I teach high school drama, which means I teach improvisation to teenagers, which means the first scene my kids perform each semester invariably goes something like:
"I have a pineapple!"
"No you don't!"
So we go over the rules of improv, we practise saying "Yes, and", we play games. And by the end of the unit, I proudly watch as my students perform something like:
"I have a pineapple!"
"Yes, and here is another pineapple!"
That's the problem (a problem) with improv in particular, and sketch comedy more broadly: nothing is about anything. Even on polished platforms like Saturday Night Live, even in their edgier political pieces, a scene is just a series of jokes leading up to one last joke. Alec Baldwin's wig has more substance than anything in the script.
Cut to Uber and Klonk, the stage names of comedy duo Carley Thorne and Meredith Mullen, whose latest sketch show, I BE LIKE.... just closed its much-too-short run at Bad Dog Comedy Theatre. I have to be careful here, because Thorne and Mullen aren't especially political, they don't have a hot take. But they have a voice, a viciously young voice, an enlightened, lazy voice.
Their sketches feel about something important, even when they're about psychic annilungus predictions or or Tobey Maguire's stint in The Beatles. That's because in most of their sketches their characters struggle with the same conflict: hypocrisy.
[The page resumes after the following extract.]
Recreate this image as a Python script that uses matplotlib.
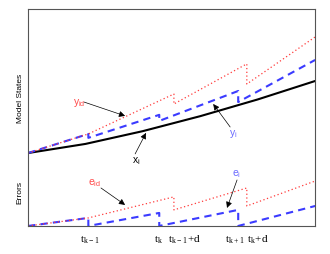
import matplotlib
matplotlib.use("Agg")
from matplotlib import pyplot as plt

plt.rcParams['font.family'] = ['Liberation Sans', 'DejaVu Sans']
plt.rcParams['mathtext.fontset'] = 'custom'
plt.rcParams['mathtext.rm'] = 'Liberation Serif'
plt.rcParams['mathtext.sf'] = 'Liberation Sans'

# model states (upper band) and errors (lower band), time in [0, 10]
x_t = [0, 2, 4, 6, 8, 10]
x_vals = [0.336, 0.378, 0.437, 0.506, 0.583, 0.668]

yi_t = [0, 2.1, 2.1, 4.57, 4.57, 7.32, 7.32, 10]
yi_vals = [0.336, 0.424, 0.406, 0.512, 0.484, 0.622, 0.571, 0.765]

yid_t = [0, 2.1, 5.08, 5.08, 7.62, 7.62, 10]
yid_vals = [0.336, 0.424, 0.608, 0.562, 0.747, 0.654, 0.871]

ei_t = [0, 2.1, 2.1, 4.57, 4.57, 7.32, 7.32, 10]
ei_vals = [0, 0.037, 0, 0.06, 0, 0.074, 0, 0.092]

eid_t = [0, 2.1, 5.08, 5.08, 7.62, 7.62, 10]
eid_vals = [0, 0.037, 0.134, 0.074, 0.175, 0.092, 0.207]

tick_labels = [r'$\mathrm{t_{k-1}}$', r'$\mathrm{t_k}$', r'$\mathrm{t_{k-1}\!+\!d}$',
               r'$\mathrm{t_{k+1}}$', r'$\mathrm{t_k\!+\!d}$']
tick_pos = [2.16, 4.53, 5.44, 7.21, 8.01]

RED = '#ff3a3a'; BLUE = '#3b3bff'
RED_TXT = '#ff4a4a'; BLUE_TXT = '#6a6aff'

fig = plt.figure(figsize=(3.3, 2.55), dpi=100)
ax = fig.add_axes([0.085, 0.11, 0.87, 0.851])

ax.plot(x_t, x_vals, color='black', lw=1.5)
ax.plot(yi_t, yi_vals, color=BLUE, lw=1.5, linestyle=(0, (3.5, 2.5)))
ax.plot(yid_t, yid_vals, color=RED, lw=0.9, linestyle=(0, (1, 2)))
ax.plot(ei_t, ei_vals, color=BLUE, lw=1.5, linestyle=(0, (3.5, 2.5)), clip_on=False)
ax.plot(eid_t, eid_vals, color=RED, lw=0.9, linestyle=(0, (1, 2)), clip_on=False)

ax.set_xlim(0, 10); ax.set_ylim(0, 1)
ax.set_xticks([]); ax.set_yticks([])
for s in ax.spines.values():
    s.set_color('#555555'); s.set_linewidth(0.8)

# labels + arrows: (text, text pos, tail, tip, color)
notes = [(r'$\mathsf{y_{id}}$', (1.78, 0.571), (1.95, 0.571), (3.38, 0.507), RED_TXT),
         (r'$\mathsf{y_{i}}$', (7.14, 0.429), (7.04, 0.456), (6.45, 0.562), BLUE_TXT),
         (r'$\mathsf{x_{i}}$', (3.76, 0.304), (3.73, 0.332), (4.11, 0.429), 'black'),
         (r'$\mathsf{e_{id}}$', (2.33, 0.203), (2.54, 0.175), (3.38, 0.097), RED_TXT),
         (r'$\mathsf{e_{i}}$', (7.25, 0.244), (7.28, 0.212), (6.93, 0.083), BLUE_TXT)]
for txt, pos, tail, tip, c in notes:
    ax.text(pos[0], pos[1], txt, color=c, fontsize=7.5, ha='center', va='center')
    ax.annotate('', xy=tip, xytext=tail,
                arrowprops=dict(arrowstyle='-|>', color='black', lw=0.5,
                                shrinkA=0, shrinkB=0, mutation_scale=9))

for lab, p in zip(tick_labels, tick_pos):
    ax.text(p, -0.06, lab, fontsize=8, ha='center', va='center')

ax.text(-0.028, 0.594, 'Model States', transform=ax.transAxes, rotation=90,
        fontsize=6, ha='center', va='center')
ax.text(-0.028, 0.161, 'Errors', transform=ax.transAxes, rotation=90,
        fontsize=6, ha='center', va='center')

fig.savefig('out.png', dpi=100)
In the opening sketch, a young woman is horrified to learn that her best friend is trying to set her up with an incel. He's a misogynist, quite possibly violent - and 6'3". Set it up! In another sketch, two friends bump into each other outside Chick-Fil-A. They both insist they weren't going in for the food - no, it was to protest. But the nuggets...
If you feel personally attacked, then good, because that's literally everyone in North America under 35. We are hungry for change but obsessive over self-care, compassionate until it gets inconvenient. We think the world is going to hell but we won't do anything about it; we have impulsive ideas and won't be - can't be - told that they're bad.
Thorne and Mullen have a natural stage chemistry, an easy back-and-forth that lets them bounce dialogue and jokes off each other like a game of table tennis. They are joined in I BE LIKE.... by Gavin Pounds, who opens the show with a stellar bit of inspirational comedy, and is a welcome addition to each scene he is in.
I BE LIKE... is broken up by a couple of short, clever videos that make absolutely clear, if you hadn't noticed already, that this isn't boomer comedy. Thorne, Mullen, and Pounds are not just bright, they're precocious, and closer in age to my students than to me (yikes). Their voices are clear, their jokes are good, and their future looks very, very bright.